Although readers will finish this book with an excellent understanding of LBJ’s inherent contradictions and complexity – and a keen appreciation for his larger-than-life persona – missing will be any sense of actually knowing or understanding the man. Dallek does a nice job keeping Johnson at the center of the action, but the reader never sees the world through his eyes or feels any personal connection with him.

Like the series from which it was distilled, this biography reveals the writing style of a historian and not a storyteller. Facts appear in abundance…but an engaging, colorful narrative is nowhere to be found. Only when Dallek introduces new characters (such as LBJ’s White House aides and his Cabinet members) is the reader drawn into the story-line. Otherwise the book reads more like an articulate but sterile FBI profile of Johnson.

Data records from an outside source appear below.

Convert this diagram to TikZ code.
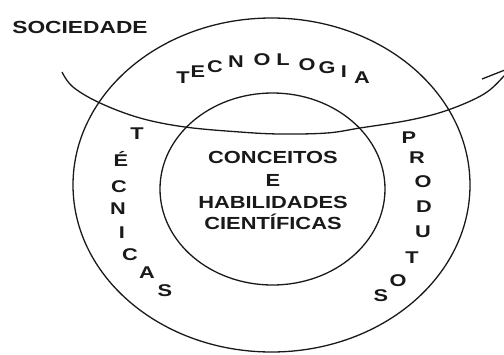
\documentclass[tikz,border=0pt]{standalone}
\usepackage{fontspec}
\setmainfont{Liberation Sans}
\begin{document}
\begin{tikzpicture}[x=1pt,y=-1pt,
  ln/.style={line width=1.3pt, draw=black!90},
  letter/.style={font=\bfseries\fontsize{17}{17}\selectfont, xscale=1.28, inner sep=0pt, anchor=base, text=black!90},
  ctext/.style={font=\bfseries\fontsize{17.5}{17.5}\selectfont, xscale=1.25, inner sep=0pt, anchor=base, text=black!90}]
\useasboundingbox (0,0) rectangle (504,354);
% ellipses
\draw[ln] (271.5,185) ellipse [x radius=198.5, y radius=167];
\draw[ln] (272.5,189) ellipse [x radius=112.5, y radius=96];
% curved arrow
\coordinate (cs) at (62,72);
\coordinate (ce) at (510,68);
\coordinate (cb) at (482,79);
\draw[ln] plot[smooth, tension=0.6] coordinates {(cs) (73,87) (100,103) (140,118) (185,127) (240,132) (280,134) (327,133) (360,128) (410,120) (448,110) (484,94) (504,76) (ce)};
\draw[ln] (cb) -- (ce);
% labels
\node[ctext, xscale=1.04] (soc) at (80,33) {SOCIEDADE};
\node[ctext] (c1) at (273,163) {CONCEITOS};
\node[ctext] (c2) at (273,186) {E};
\node[ctext] (c3) at (273,208) {HABILIDADES};
\node[ctext] (c4) at (273,229) {CIENTÍFICAS};
\foreach \t/\x/\y [count=\i] in {T/183/77, E/198/71, C/215/66, N/236/61, O/262/59, L/283/59, O/307/64, G/327/67, I/344/71, A/362/77}
  \node[letter] (tec\i) at (\x,\y+6) {\t};
\foreach \t/\x/\y [count=\i] in {T/137/133, É/121/160, C/119/186, N/118/208, I/122/232, C/130/254, A/147/272, S/165/290}
  \node[letter] (tcn\i) at (\x,\y+6) {\t};
\foreach \t/\x/\y [count=\i] in {P/409/137, R/417/157, O/423/181, D/424/206, U/423/231, T/412/257, O/398/280, S/381/295}
  \node[letter] (prd\i) at (\x,\y+6) {\t};
\end{tikzpicture}
\end{document}
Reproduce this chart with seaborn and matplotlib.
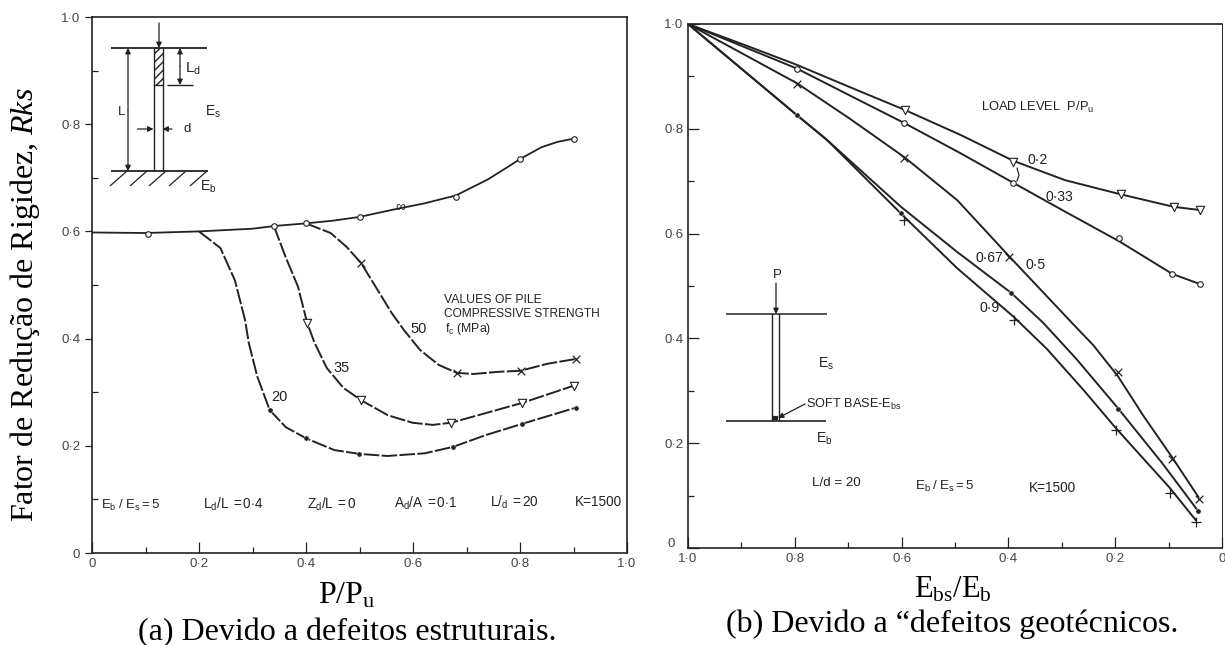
#import packages
import matplotlib.pyplot as plt
from matplotlib.transforms import ScaledTranslation
import seaborn as sns

sns.set_style("white")
plt.rcParams['font.family'] = ['Liberation Sans', 'DejaVu Sans']
plt.rcParams['mathtext.fontset'] = 'custom'
plt.rcParams['mathtext.rm'] = 'Liberation Serif'
plt.rcParams['mathtext.it'] = 'Liberation Serif:italic'
plt.rcParams['mathtext.sf'] = 'Liberation Sans'

#left chart: curves
inf_x = [0, .1, .2, .3, .34, .4, .45, .5, .56, .62, .68, .74, .78, .8, .84, .87, .9]
inf_y = [.598, .597, .6, .605, .61, .615, .62, .627, .64, .652, .667, .697, .722, .735, .757, .767, .773]
inf_mx = [.105, .34, .4, .5, .68, .8, .9]
inf_my = [.596, .61, .615, .627, .665, .735, .773]

fc20_x = [.2, .24, .267, .286, .293, .309, .332, .362, .4, .453, .499, .552, .622, .675, .736, .804, .904]
fc20_y = [.6, .569, .509, .435, .392, .329, .267, .235, .214, .192, .185, .181, .186, .198, .22, .241, .271]
fc20_mx = [.332, .4, .499, .675, .804, .904]
fc20_my = [.267, .214, .185, .198, .241, .271]

fc35_x = [.34, .362, .385, .402, .416, .439, .47, .503, .553, .599, .637, .671, .736, .804, .9]
fc35_y = [.61, .552, .497, .43, .392, .345, .308, .285, .257, .243, .239, .243, .261, .28, .312]
fc35_mx = [.402, .503, .671, .804, .9]
fc35_my = [.43, .285, .243, .28, .312]

fc50_x = [.4, .446, .476, .503, .53, .56, .583, .613, .648, .682, .713, .759, .801, .851, .904]
fc50_y = [.615, .597, .571, .541, .497, .448, .416, .379, .351, .336, .334, .338, .34, .353, .362]
fc50_mx = [.503, .682, .801, .904]
fc50_my = [.541, .336, .34, .362]

#right chart: curves
p20_x = [1, .894, .796, .698, .594, .489, .391, .294, .19, .09, .041]
p20_y = [1, .96, .922, .88, .836, .788, .739, .702, .675, .651, .645]
p20_mx = [.594, .391, .19, .09, .041]
p20_my = [.836, .737, .675, .651, .645]

p33_x = [1, .796, .692, .595, .489, .391, .294, .192, .093, .042]
p33_y = [1, .915, .861, .811, .753, .697, .642, .585, .523, .504]
p33_mx = [.796, .595, .391, .192, .093, .042]
p33_my = [.915, .811, .697, .591, .523, .504]

p50_x = [1, .796, .698, .595, .496, .398, .272, .241, .195, .147, .094, .044]
p50_y = [1, .887, .82, .746, .664, .556, .42, .387, .328, .252, .174, .097]
p50_mx = [.796, .595, .398, .195, .094, .044]
p50_my = [.885, .745, .556, .336, .17, .093]

p67_x = [1, .796, .74, .601, .496, .395, .335, .272, .195, .112, .045]
p67_y = [1, .826, .779, .651, .565, .487, .43, .36, .267, .162, .071]
p67_mx = [.796, .601, .395, .195, .045]
p67_my = [.826, .64, .487, .265, .07]

p90_x = [1, .796, .74, .595, .496, .39, .328, .258, .199, .098, .049]
p90_y = [1, .826, .779, .632, .534, .441, .38, .3, .229, .115, .053]
p90_mx = [.595, .39, .199, .098, .049]
p90_my = [.626, .435, .225, .105, .05]

major = [0, .2, .4, .6, .8, 1]
minor = [.1, .3, .5, .7, .9]
major_labels = ['0', '0·2', '0·4', '0·6', '0·8', '1·0']
ink = '#222222'
long_dash = (0, (8, 1.2))

fig = plt.figure(figsize=(12.25, 6.45), dpi=100)
ax_a = fig.add_axes([92/1225, (645-553)/645, 535/1225, 536/645])
ax_b = fig.add_axes([688/1225, (645-548)/645, 534/1225, 524/645])

#left chart
sns.lineplot(x=inf_x, y=inf_y, ax=ax_a, color=ink, lw=1.3, sort=False, estimator=None)
sns.lineplot(x=fc20_x, y=fc20_y, ax=ax_a, color=ink, lw=1.4, sort=False, estimator=None, linestyle=long_dash)
sns.lineplot(x=fc35_x, y=fc35_y, ax=ax_a, color=ink, lw=1.4, sort=False, estimator=None, linestyle=long_dash)
sns.lineplot(x=fc50_x, y=fc50_y, ax=ax_a, color=ink, lw=1.4, sort=False, estimator=None, linestyle=long_dash)
sns.scatterplot(x=inf_mx, y=inf_my, ax=ax_a, marker='o', s=16, facecolor='white', edgecolor=ink, linewidth=.8, zorder=3)
sns.scatterplot(x=fc20_mx, y=fc20_my, ax=ax_a, marker='o', s=14, color=ink, zorder=3)
sns.scatterplot(x=fc35_mx, y=fc35_my, ax=ax_a, marker='v', s=36, facecolor='white', edgecolor=ink, linewidth=.8, zorder=3)
sns.scatterplot(x=fc50_mx, y=fc50_my, ax=ax_a, marker='x', s=30, color=ink, linewidth=.9, zorder=3)

#right chart
sns.lineplot(x=p20_x, y=p20_y, ax=ax_b, color=ink, lw=1.4, sort=False, estimator=None)
sns.lineplot(x=p33_x, y=p33_y, ax=ax_b, color=ink, lw=1.4, sort=False, estimator=None)
sns.lineplot(x=p50_x, y=p50_y, ax=ax_b, color=ink, lw=1.4, sort=False, estimator=None)
sns.lineplot(x=p67_x, y=p67_y, ax=ax_b, color=ink, lw=1.4, sort=False, estimator=None)
sns.lineplot(x=p90_x, y=p90_y, ax=ax_b, color=ink, lw=1.4, sort=False, estimator=None)
sns.scatterplot(x=p20_mx, y=p20_my, ax=ax_b, marker='v', s=36, facecolor='white', edgecolor=ink, linewidth=.8, zorder=3)
sns.scatterplot(x=p33_mx, y=p33_my, ax=ax_b, marker='o', s=16, facecolor='white', edgecolor=ink, linewidth=.8, zorder=3)
sns.scatterplot(x=p50_mx, y=p50_my, ax=ax_b, marker='x', s=30, color=ink, linewidth=.9, zorder=3)
sns.scatterplot(x=p67_mx, y=p67_my, ax=ax_b, marker='o', s=14, color=ink, zorder=3)
sns.scatterplot(x=p90_mx, y=p90_my, ax=ax_b, marker='+', s=50, color=ink, linewidth=.9, zorder=3)

for ax in [ax_a, ax_b]:
    ax.set_ylim(0, 1)
    ax.set_xticks(major, labels=major_labels)
    ax.set_yticks(major, labels=major_labels)
    ax.set_xticks(minor, minor=True)
    ax.set_yticks(minor, minor=True)
    ax.tick_params(which='major', direction='in', length=8, width=.9, color=ink, labelcolor='#444444', labelsize=9.5, left=True, bottom=True)
    ax.tick_params(which='minor', direction='in', length=4, width=.9, color=ink, left=True, bottom=True)
    for s in ax.spines.values():
        s.set_color(ink)
        s.set_linewidth(1.2)
ax_a.set_xlim(0, 1)
ax_b.set_xlim(1, 0)
ax_a.tick_params(axis='y', which='major', direction='out', length=5)
ax_b.spines['right'].set_linewidth(.7)

#the 0 of the y axis sits up and to the left of the first x label
zero_label = ax_b.get_yticklabels()[0]
zero_label.set_transform(zero_label.get_transform() + ScaledTranslation(-6/72, 4/72, fig.dpi_scale_trans))

#overlay in picture pixels for the hand drawn sketches and the lettering
ov = fig.add_axes([0, 0, 1, 1])
ov.set_xlim(0, 1225)
ov.set_ylim(645, 0)
ov.axis('off')
ov.patch.set_alpha(0)

def seg(x0, y0, x1, y1, lw=1.0):
    ov.plot([x0, x1], [y0, y1], color=ink, lw=lw, solid_capstyle='butt')

def arrow(x0, y0, x1, y1, style='-|>'):
    ov.annotate('', xy=(x1, y1), xytext=(x0, y0),
                arrowprops=dict(arrowstyle=style, color=ink, lw=.9, mutation_scale=8, shrinkA=0, shrinkB=0))

def small(x, y, s, size=9.5, ha='left'):
    ov.text(x, y, s, fontsize=size, color=ink, ha=ha, va='center')

#sketch in the left chart
seg(111, 47.7, 207, 47.7, 1.3)
seg(111, 171, 208, 171, 1.3)
seg(153.5, 47.7, 153.5, 171)
seg(162.5, 47.7, 162.5, 171)
seg(167, 85, 193, 85)
ov.fill_between([153.5, 162.5], 47.7, 85, facecolor='none', edgecolor=ink, hatch='////', lw=0)
seg(153.5, 85, 162.5, 85)
for gx in [127, 147, 166, 186, 207]:
    seg(gx, 171, gx-17, 186, .9)
arrow(159, 23, 159, 48)
arrow(128, 110, 128, 48)
arrow(128, 110, 128, 171)
arrow(180, 66, 180, 48)
arrow(180, 66, 180, 85)
arrow(137.5, 129, 153.5, 129)
arrow(172, 129, 162.5, 129)
small(118, 112, 'L', 9.5)
small(185, 69, r'$\mathsf{L_d}$', 11)
small(184, 129, 'd', 9.5)
small(205, 112, r'$\mathsf{E_s}$', 10)
small(200, 187, r'$\mathsf{E_b}$', 10)

#lettering in the left chart
small(444, 300, 'VALUES OF PILE', 8.8)
small(444, 314, 'COMPRESSIVE STRENGTH', 8.6)
small(445, 329, r'$\mathsf{f_c}$ (MPa)', 8.8)
small(410, 329, '50', 10.5)
small(333, 368, '35', 10.5)
small(271, 397, '20', 10.5)
small(395, 207, '∞', 10)
small(101, 505, r'$\mathsf{E_b\ /\ E_s = 5}$', 9.5)
small(203, 504, r'$\mathsf{L_d/L\ =0{\cdot}4}$', 9.8)
small(307, 504, r'$\mathsf{Z_d/L\ =0}$', 9.8)
small(394, 503, r'$\mathsf{A_d/A\ =0{\cdot}1}$', 9.8)
small(490, 502, r'$\mathsf{L/_d\ =20}$', 9.8)
small(575, 502, 'K=1500', 9.8)

#sketch in the right chart
small(777, 275, 'P', 9.5, ha='center')
arrow(776, 283, 776, 314)
seg(726, 314, 826.6, 314, 1.1)
seg(726, 421, 826, 421, 1.2)
seg(772, 314, 772, 421)
seg(779, 314, 779, 421)
seg(772, 418, 778, 418, 3)
arrow(805, 404, 778, 418)
small(806, 404, r'SOFT BASE-$\mathsf{E_{bs}}$', 9.2)
small(818, 364, r'$\mathsf{E_s}$', 10)
small(816, 439, r'$\mathsf{E_b}$', 10)

#lettering in the right chart
small(981, 107, r'LOAD LEVEL  $\mathsf{P/P_u}$', 9.3)
small(1028, 160, '0·2', 10.2)
small(1046, 197, '0·33', 10)
small(976, 258, '0·67', 10)
small(1025, 265, '0·5', 10.2)
small(980, 308, '0·9', 10.2)
small(812, 483, 'L/d = 20', 9.6)
small(915, 486, r'$\mathsf{E_b\ /\ E_s = 5}$', 9.6)
small(1029, 488, 'K=1500', 9.8)
ov.plot([1017, 1019, 1017], [168, 175, 181], color=ink, lw=.9)

#serif captions around the charts
serif = 'Liberation Serif'
ov.text(33, 305, r'Fator de Redução de Rigidez, $\mathit{Rks}$', fontsize=23, family=serif, color='black',
        rotation=90, ha='center', va='baseline', rotation_mode='anchor')
ov.text(347, 604, r'$\mathrm{P/P_u}$', fontsize=23, color='black', ha='center', va='baseline')
ov.text(347, 640, '(a) Devido a defeitos estruturais.', fontsize=23, family=serif, color='black', ha='center', va='baseline')
ov.text(953, 597, r'$\mathrm{E_{bs}/E_b}$', fontsize=22, color='black', ha='center', va='baseline')
ov.text(952, 632, '(b) Devido a “defeitos geotécnicos.', fontsize=23, family=serif, color='black', ha='center', va='baseline')

plt.savefig("out.png", dpi=100)
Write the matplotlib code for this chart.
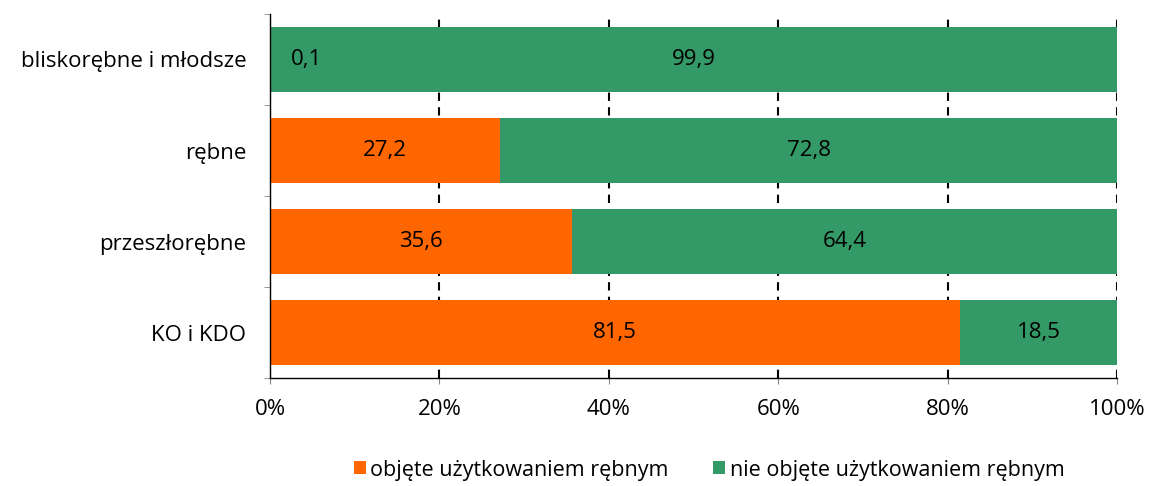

“Portrait of a President” is at its best when describing his twelve years in the Senate. This is where his political skills were honed and then successfully deployed and Dallek captures this period adroitly. LBJ’s Vice Presidency – a miserable time in his life by any standard – is also quite well-documented although the series captures these years with even more success.

This single-volume abridgment (along with the two-volume series) also proves surprisingly well-balanced. Although the reader eventually deduces the author is a fan of LBJ, Dallek seems earnest in his effort to maintain appropriate distance from his subject. He occasionally seems like an apologist for his subject – often seeking the silver lining around each dark cloud – but is nearly always critical (if not quite censorious) when Johnson errs.

Overall, Robert Dallek’s “Lyndon B. Johnson: Portrait of a President” proves both an excellent abridgment and a mediocre biography. Readers lacking the time or tenacity to navigate Dallek’s two-volume series will find this book contains significant “bang for the buck.” But while the public LBJ (the power-hungry and pugnacious politician) is on full display, the private LBJ (the husband, the father of two daughters and the man from modest means always looking over his shoulder) remains largely inaccessible.